For global energy markets, the immediate effect is muted but the trend is harder to ignore. Russia remains one of the world’s top oil exporters; a pattern of successful strikes against refining and export infrastructure introduces practical risk premia for traders, insurers and shippers dealing with Russian-origin cargoes. Longer outages at facilities like Saratov can tighten supplies of certain products inside Russia, pushing authorities to prioritize military and strategic needs over civilian and commercial demand. That, in turn, can feed internal discontent or force price and rationing measures.

Ukraine’s strategy is clear: by stretching the war into Russia’s industrial heartland, it seeks to strain Moscow’s capacity to finance and fuel its invasion while signaling to Russian elites that the conflict carries tangible costs at home. Each successful hit encourages Kyiv and sympathetic Western lawmakers who argue for expanding Ukraine’s access to long-range drones and, in some cases, missiles able to reach deep into Russian territory. For Russia, the defense of energy assets now competes with frontline needs for air-defense systems and electronic warfare gear, diluting its ability to concentrate protection.

## Key Takeaways

- Fresh imagery shows the Saratov refinery’s main crude-processing unit, visbreaking section, tanks and process racks damaged, likely forcing at least a partial halt in operations.
- Satellite pictures of an oil terminal near St. Petersburg indicate one fuel tank destroyed, six damaged and hits to technical loading racks at two points.
- The strikes turn refineries and export terminals into active war targets, putting industrial workers and nearby communities at direct risk.
- Repeated blows to Russia’s refining and export nodes complicate Moscow’s ability to balance domestic fuel needs, military demand and export revenues under sanctions.
- The emerging pattern supports Ukraine’s goal of stretching the war into Russia’s economic core while forcing Moscow to reallocate scarce air-defense resources.

## Outlook & Way Forward

If Ukrainian long-range strikes against Russian energy assets continue or accelerate, Moscow will face mounting trade-offs between repairing damaged facilities, hardening sites against future attacks, and maintaining export volumes critical to its budget. Expect incremental moves such as additional point defenses around key refineries, changes in operating schedules to reduce exposure, and efforts to diversify export routes through relatively safer ports.
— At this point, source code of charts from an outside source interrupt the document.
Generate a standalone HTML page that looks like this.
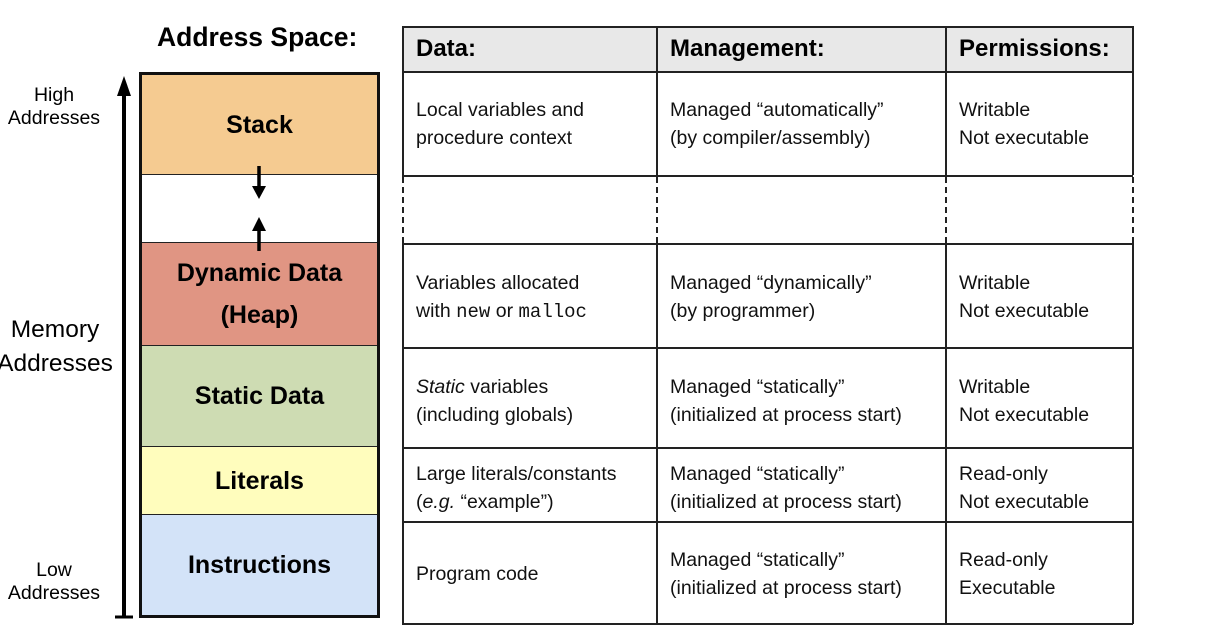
<!DOCTYPE html>
<html><head><meta charset="utf-8"><style>
body{margin:0;width:1208px;height:644px;background:#fff;position:relative;overflow:hidden;font-family:"Liberation Sans",sans-serif;}
.a{position:absolute;}
.seg{position:absolute;left:142px;width:235px;display:flex;align-items:center;justify-content:center;font-weight:bold;font-size:25px;text-align:center;line-height:42px;border-bottom:1.5px solid #222;box-sizing:border-box;}
.t{position:absolute;font-size:19.5px;line-height:28px;color:#111;}
.h{position:absolute;font-size:24px;font-weight:bold;top:35px;}
.hl{position:absolute;background:#222;height:1.5px;left:402px;width:731px;}
.vl{position:absolute;background:#222;width:1.5px;}
.dv{position:absolute;width:0;border-left:2px dashed #222;top:177px;height:66px;}
.m{font-family:"Liberation Mono",monospace;font-size:19px;}
</style></head><body>
<div class="a" style="left:157px;top:22px;font-size:26.5px;font-weight:bold;">Address Space:</div>
<div class="a" style="left:0;top:84px;width:108px;text-align:center;font-size:19.5px;line-height:23px;">High<br>Addresses</div>
<div class="a" style="left:-10px;top:313px;width:130px;text-align:center;font-size:24.5px;line-height:34px;">Memory<br>Addresses</div>
<div class="a" style="left:0;top:559px;width:108px;text-align:center;font-size:19.5px;line-height:23px;">Low<br>Addresses</div>
<svg class="a" style="left:0;top:0" width="400" height="644">
<line x1="124" y1="92" x2="124" y2="617" stroke="#000" stroke-width="4"/>
<polygon points="124,76 117,96 131,96" fill="#000"/>
<line x1="115" y1="617" x2="133" y2="617" stroke="#000" stroke-width="3"/>
</svg>
<div class="a" style="left:139px;top:72px;width:241px;height:546px;border:3px solid #111;box-sizing:border-box;"></div>
<div class="seg" style="top:75px;height:100px;background:#f5cb91;">Stack</div>
<div class="seg" style="top:175px;height:68px;background:#fff;"></div>
<div class="seg" style="top:243px;height:103px;background:#e09583;">Dynamic Data<br>(Heap)</div>
<div class="seg" style="top:346px;height:101px;background:#cedcb3;">Static Data</div>
<div class="seg" style="top:447px;height:68px;background:#fffdbd;">Literals</div>
<div class="seg" style="top:515px;height:100px;background:#d3e3f8;border:none;">Instructions</div>
<svg class="a" style="left:240px;top:160px" width="40" height="100">
<line x1="19" y1="6" x2="19" y2="26" stroke="#000" stroke-width="3.5"/>
<polygon points="19,39 12,26 26,26" fill="#000"/>
<line x1="19" y1="71" x2="19" y2="91" stroke="#000" stroke-width="3.5"/>
<polygon points="19,57 12,71 26,71" fill="#000"/>
</svg>
<div class="a" style="left:402px;top:26px;width:731px;height:45px;background:#e8e8e8;"></div>
<div class="hl" style="top:26px"></div><div class="hl" style="top:71px"></div>
<div class="hl" style="top:175px"></div><div class="hl" style="top:243px"></div>
<div class="hl" style="top:347px"></div><div class="hl" style="top:447px"></div>
<div class="hl" style="top:521px"></div><div class="hl" style="top:623px"></div>
<div class="vl" style="left:402px;top:26px;height:149px"></div><div class="vl" style="left:402px;top:243px;height:381px"></div>
<div class="vl" style="left:656px;top:26px;height:149px"></div><div class="vl" style="left:656px;top:243px;height:381px"></div>
<div class="vl" style="left:945px;top:26px;height:149px"></div><div class="vl" style="left:945px;top:243px;height:381px"></div>
<div class="vl" style="left:1132px;top:26px;height:149px"></div><div class="vl" style="left:1132px;top:243px;height:381px"></div>
<div class="dv" style="left:402px"></div><div class="dv" style="left:656px"></div><div class="dv" style="left:945px"></div><div class="dv" style="left:1132px"></div>
<div class="h" style="left:416px">Data:</div>
<div class="h" style="left:670px">Management:</div>
<div class="h" style="left:959px">Permissions:</div>
<div class="t" style="left:416px;top:96px">Local variables and<br>procedure context</div>
<div class="t" style="left:670px;top:96px">Managed “automatically”<br>(by compiler/assembly)</div>
<div class="t" style="left:959px;top:96px">Writable<br>Not executable</div>
<div class="t" style="left:416px;top:269px">Variables allocated<br>with <span class="m">new</span> or <span class="m">malloc</span></div>
<div class="t" style="left:670px;top:269px">Managed “dynamically”<br>(by programmer)</div>
<div class="t" style="left:959px;top:269px">Writable<br>Not executable</div>
<div class="t" style="left:416px;top:373px"><i>Static</i> variables<br>(including globals)</div>
<div class="t" style="left:670px;top:373px">Managed “statically”<br>(initialized at process start)</div>
<div class="t" style="left:959px;top:373px">Writable<br>Not executable</div>
<div class="t" style="left:416px;top:460px">Large literals/constants<br>(<i>e.g.</i> “example”)</div>
<div class="t" style="left:670px;top:460px">Managed “statically”<br>(initialized at process start)</div>
<div class="t" style="left:959px;top:460px">Read-only<br>Not executable</div>
<div class="t" style="left:416px;top:560px">Program code</div>
<div class="t" style="left:670px;top:546px">Managed “statically”<br>(initialized at process start)</div>
<div class="t" style="left:959px;top:546px">Read-only<br>Executable</div>
</body></html>
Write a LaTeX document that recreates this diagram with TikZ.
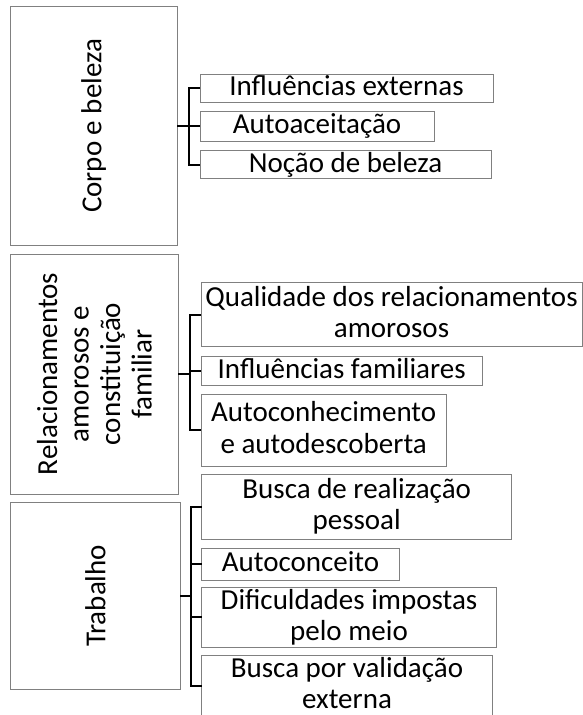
\documentclass[tikz,border=0pt]{standalone}
\usepackage{fontspec}
\setmainfont{Carlito}
\definecolor{boxgray}{RGB}{128,128,128}
\newcommand{\rowstrut}{\rule[-6.5pt]{0pt}{28pt}}
\begin{document}
\begin{tikzpicture}[x=1pt,y=-1pt,
  every node/.style={font=\fontsize{29}{31.5}\selectfont},
  themebox/.style={draw=boxgray,line width=1pt,rotate=90,inner sep=0pt,outer sep=0pt,align=center},
  subbox/.style={draw=boxgray,line width=1pt,inner sep=0pt,outer sep=0pt,anchor=north west,align=center},
  link/.style={line width=2pt}]
%\draw [help lines,black!20!white] (0,0) grid[step=50] (583,715);
\useasboundingbox (0,0) rectangle (583,715);

\node[themebox,minimum width=238.3,minimum height=166.5] (p1) at (93.75,125.85) {Corpo e beleza};
\node[themebox,minimum width=240,minimum height=167.6] (p2) at (94.5,374) {Relacionamentos\\amorosos e\\constituição\\familiar};
\node[themebox,minimum width=186.3,minimum height=169.6] (p3) at (95.5,595.85) {Trabalho};

\node[subbox,minimum width=293,minimum height=27.7] (c11) at (200,74) {\rowstrut Influências externas};
\node[subbox,minimum width=234,minimum height=30.7] (c12) at (200,111) {\rowstrut Autoaceitação};
\node[subbox,minimum width=291,minimum height=27.6] (c13) at (200,150.7) {\rowstrut Noção de beleza};

\node[subbox,minimum width=381,minimum height=64] (c21) at (201,282.7) {\rowstrut Qualidade dos relacionamentos\\amorosos\rowstrut};
\node[subbox,minimum width=281.3,minimum height=29] (c22) at (201,356) {\rowstrut Influências familiares};
\node[subbox,minimum width=245.3,minimum height=72] (c23) at (201,394) {\rowstrut Autoconhecimento\\e autodescoberta\rowstrut};

\node[subbox,minimum width=310,minimum height=65.3] (c31) at (201.7,474) {\rowstrut Busca de realização\\pessoal\rowstrut};
\node[subbox,minimum width=197.6,minimum height=31.7] (c32) at (201.7,548.3) {\rowstrut Autoconceito};
\node[subbox,minimum width=294.6,minimum height=58.3] (c33) at (201.7,587.7) {\rowstrut Dificuldades impostas\\pelo meio\rowstrut};
\node[subbox,minimum width=290.6,minimum height=61] (c34) at (201.7,655) {\rowstrut Busca por validação\\externa\rowstrut};

\coordinate (b1) at (189.3,0);
\coordinate (b2) at (190,0);
\coordinate (b3) at (191.3,0);

\draw[link] (p1.south) -- (p1.south -| b1);
\draw[link] (c11.west) -- (c11.west -| b1) -- (c13.west -| b1) -- (c13.west);
\draw[link] (c12.west -| b1) -- (c12.west);

\draw[link] (p2.south) -- (p2.south -| b2);
\draw[link] (c21.west) -- (c21.west -| b2) -- (c23.west -| b2) -- (c23.west);
\draw[link] (c22.west -| b2) -- (c22.west);

\draw[link] (p3.south) -- (p3.south -| b3);
\draw[link] (c31.west) -- (c31.west -| b3) -- (c34.west -| b3) -- (c34.west);
\foreach \c in {c32,c33}
  \draw[link] (\c.west -| b3) -- (\c.west);

\end{tikzpicture}
\end{document}
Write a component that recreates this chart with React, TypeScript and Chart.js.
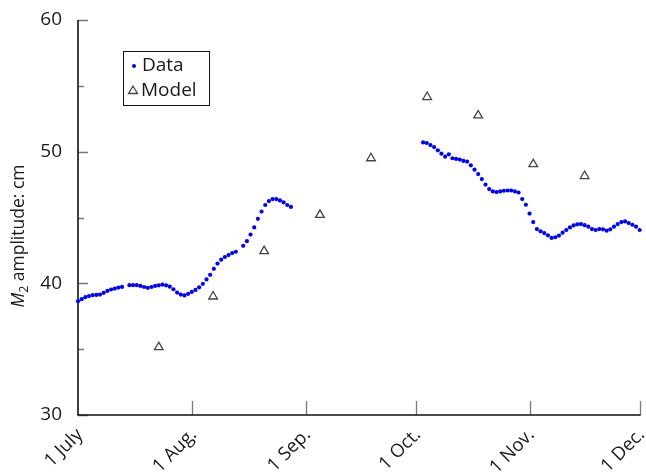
import React, { useEffect, useRef } from 'react';
import { Chart, registerables } from 'chart.js';

Chart.register(...registerables);

// X axis: days since 1 July
const tickDays = [0, 31, 62, 92, 123, 153];
const tickLabels = ['1 July', '1 Aug.', '1 Sep.', '1 Oct.', '1 Nov.', '1 Dec.'];
const yMajorTicks = [30, 40, 50, 60];
const yMinorTicks = [35, 45, 55];

// Observed M2 amplitude (cm), daily, first record starting 1 July
const dataStart1 = 0;
const dataValues1 = [
  38.64, 38.8, 38.95, 39.03, 39.1, 39.12, 39.15, 39.28, 39.42, 39.53, 39.6, 39.68, 39.73, null,
  39.86, 39.86, 39.86, 39.8, 39.72, 39.66, 39.72, 39.8, 39.85, 39.9, 39.85, 39.75, 39.55, 39.3,
  39.15, 39.08, 39.2, 39.35, 39.5, 39.7, 39.96, 40.3, 40.65, 41.1, 41.5, 41.8, 42.0, 42.15, 42.3,
  42.4, null, 42.85, 43.2, 43.7, 44.25, 44.9, 45.45, 45.95, 46.25, 46.4, 46.4, 46.3, 46.15, 45.95,
  45.8,
];
// Second record starting 3 Oct
const dataStart2 = 94;
const dataValues2 = [
  50.7, 50.66, 50.5, 50.35, 50.1, 49.85, 49.62, 49.8, 49.5, 49.45, 49.4, 49.3, 49.25, 48.96,
  48.63, 48.3, 47.92, 47.5, 47.16, 46.98, 46.93, 46.98, 47.03, 47.05, 47.05, 46.98, 46.9, 46.4,
  45.97, 45.3, 44.65, 44.12, 43.95, 43.82, 43.65, 43.45, 43.5, 43.63, 43.85, 44.05, 44.25, 44.4,
  44.48, 44.5, 44.42, 44.3, 44.12, 44.05, 44.12, 44.1, 44.0, 44.1, 44.3, 44.5, 44.65, 44.7,
  44.58, 44.45, 44.3, 44.05,
];

// Model values
const modelDays = [22, 36.8, 50.7, 65.9, 79.8, 95.1, 109, 124, 138];
const modelValues = [35.15, 39.0, 42.45, 45.2, 49.5, 54.15, 52.75, 49.05, 48.15];

const FONT = '"Open Sans", "DejaVu Sans", sans-serif';
const TEXT = '#1a1a1a';

function toPoints(start: number, values: (number | null)[]) {
  const pts: { x: number; y: number }[] = [];
  values.forEach((v, i) => {
    if (v !== null) pts.push({ x: start + i, y: v });
  });
  return pts;
}

const decorPlugin = {
  id: 'decor',
  beforeDatasetsDraw(chart: any) {
    const { ctx, chartArea, scales } = chart;
    const { left, right, top, bottom } = chartArea;
    const x = scales.x;
    const y = scales.y;
    ctx.save();
    ctx.strokeStyle = '#7a7a7a';
    ctx.lineWidth = 1.3;
    ctx.beginPath();
    yMajorTicks.forEach((v) => {
      const py = Math.round(y.getPixelForValue(v)) + 0.5;
      ctx.moveTo(left, py);
      ctx.lineTo(left + 10, py);
    });
    yMinorTicks.forEach((v) => {
      const py = Math.round(y.getPixelForValue(v)) + 0.5;
      ctx.moveTo(left, py);
      ctx.lineTo(left + 6, py);
    });
    tickDays.slice(1).forEach((d) => {
      const px = Math.round(x.getPixelForValue(d)) + 0.5;
      ctx.moveTo(px, bottom);
      ctx.lineTo(px, bottom - 14);
    });
    ctx.stroke();
    ctx.strokeStyle = '#111';
    ctx.lineWidth = 1.6;
    ctx.beginPath();
    ctx.moveTo(left, top);
    ctx.lineTo(left, bottom);
    ctx.lineTo(right + 1, bottom);
    ctx.stroke();
    ctx.restore();
  },
  afterDraw(chart: any) {
    const { ctx } = chart;
    ctx.save();
    // Y axis title
    ctx.translate(19, 236);
    ctx.rotate(-Math.PI / 2);
    ctx.fillStyle = TEXT;
    ctx.textBaseline = 'middle';
    const fItalic = 'italic 17.5px ' + FONT;
    const fSub = '12.5px ' + FONT;
    const fNorm = '17.5px ' + FONT;
    ctx.font = fItalic;
    const wM = ctx.measureText('M').width;
    ctx.font = fSub;
    const w2 = ctx.measureText('2').width;
    ctx.font = fNorm;
    const rest = ' amplitude: cm';
    const wR = ctx.measureText(rest).width;
    let xx = -(wM + w2 + wR) / 2;
    ctx.textAlign = 'left';
    ctx.font = fItalic;
    ctx.fillText('M', xx, 0);
    xx += wM;
    ctx.font = fSub;
    ctx.fillText('2', xx, 5);
    xx += w2;
    ctx.font = fNorm;
    ctx.fillText(rest, xx, 0);
    ctx.restore();

    // Legend
    ctx.save();
    ctx.strokeStyle = '#111';
    ctx.lineWidth = 1;
    ctx.strokeRect(123.5, 51.5, 86, 54);
    ctx.fillStyle = '#0000ff';
    ctx.beginPath();
    ctx.arc(134, 66, 2, 0, Math.PI * 2);
    ctx.fill();
    ctx.strokeStyle = '#444';
    ctx.lineWidth = 1.3;
    ctx.beginPath();
    ctx.moveTo(133, 86);
    ctx.lineTo(137.5, 93.5);
    ctx.lineTo(128.5, 93.5);
    ctx.closePath();
    ctx.stroke();
    ctx.fillStyle = TEXT;
    ctx.font = '19px ' + FONT;
    ctx.textBaseline = 'middle';
    ctx.textAlign = 'left';
    ctx.fillText('Data', 142, 66);
    ctx.fillText('Model', 141, 91);
    ctx.restore();
  },
};

export default function App() {
  const canvasRef = useRef<HTMLCanvasElement | null>(null);

  useEffect(() => {
    const canvas = canvasRef.current;
    if (!canvas) return;
    const chart = new Chart(canvas, {
      type: 'scatter',
      data: {
        datasets: [
          {
            label: 'Data',
            data: [...toPoints(dataStart1, dataValues1), ...toPoints(dataStart2, dataValues2)],
            backgroundColor: '#0000ff',
            borderColor: '#0000ff',
            borderWidth: 0,
            pointRadius: 2.1,
            pointStyle: 'circle',
            clip: false,
          } as any,
          {
            label: 'Model',
            data: modelDays.map((d, i) => ({ x: d, y: modelValues[i] })),
            backgroundColor: 'rgba(255,255,255,0)',
            borderColor: '#444',
            borderWidth: 1.3,
            pointRadius: 5,
            pointStyle: 'triangle',
            clip: false,
          } as any,
        ],
      },
      options: {
        animation: false,
        responsive: false,
        devicePixelRatio: 1,
        layout: { padding: { top: 20, right: 6, left: 0, bottom: 0 } },
        plugins: {
          legend: { display: false },
          tooltip: { enabled: false },
          title: { display: false },
        },
        scales: {
          x: {
            type: 'linear',
            min: 0,
            max: 153,
            grid: { display: false },
            border: { display: false },
            afterBuildTicks: (s: any) => {
              s.ticks = tickDays.map((v) => ({ value: v }));
            },
            afterFit: (s: any) => {
              s.height = 58;
              s.paddingLeft = 0;
              s.paddingRight = 0;
            },
            ticks: {
              autoSkip: false,
              minRotation: 45,
              maxRotation: 45,
              padding: 1,
              labelOffset: 2,
              color: TEXT,
              font: { family: FONT, size: 18.5 },
              callback: (v: any) => {
                const i = tickDays.indexOf(Number(v));
                return i >= 0 ? tickLabels[i] : '';
              },
            },
          },
          y: {
            type: 'linear',
            min: 30,
            max: 60,
            grid: { display: false },
            border: { display: false },
            afterBuildTicks: (s: any) => {
              s.ticks = yMajorTicks.map((v) => ({ value: v }));
            },
            afterFit: (s: any) => {
              s.width = 78;
              s.paddingTop = 0;
              s.paddingBottom = 0;
            },
            ticks: {
              padding: 8,
              color: TEXT,
              font: { family: FONT, size: 19 },
            },
          },
        },
      } as any,
      plugins: [decorPlugin],
    });
    return () => chart.destroy();
  }, []);

  return (
    <div style={{ position: 'fixed', left: 0, top: 0, width: 646, height: 473, background: '#fff' }}>
      <canvas ref={canvasRef} width={646} height={473} style={{ display: 'block' }} />
    </div>
  );
}
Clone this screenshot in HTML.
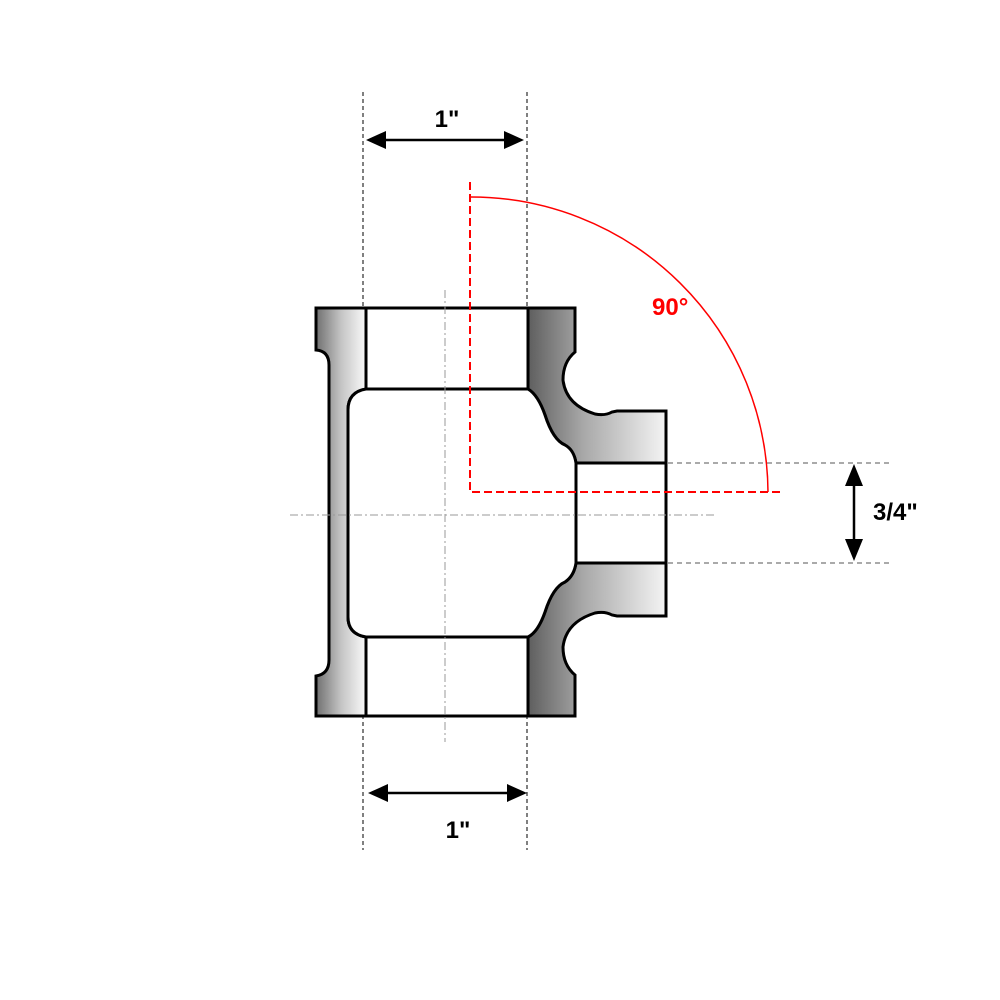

For energy markets, the key question is whether this remains a series of localized disruptions or evolves into sustained pressure that meaningfully dents Russia’s export capacity. Traders and refiners will be watching for signs of longer-than-expected outages, rerouted product flows via friendly intermediaries, and new sanctions debates in Western capitals over how to respond to Russia’s claims of attacks on civilian infrastructure. Either way, refinery workers from Saratov to the Baltic now find themselves on a front line they did not choose.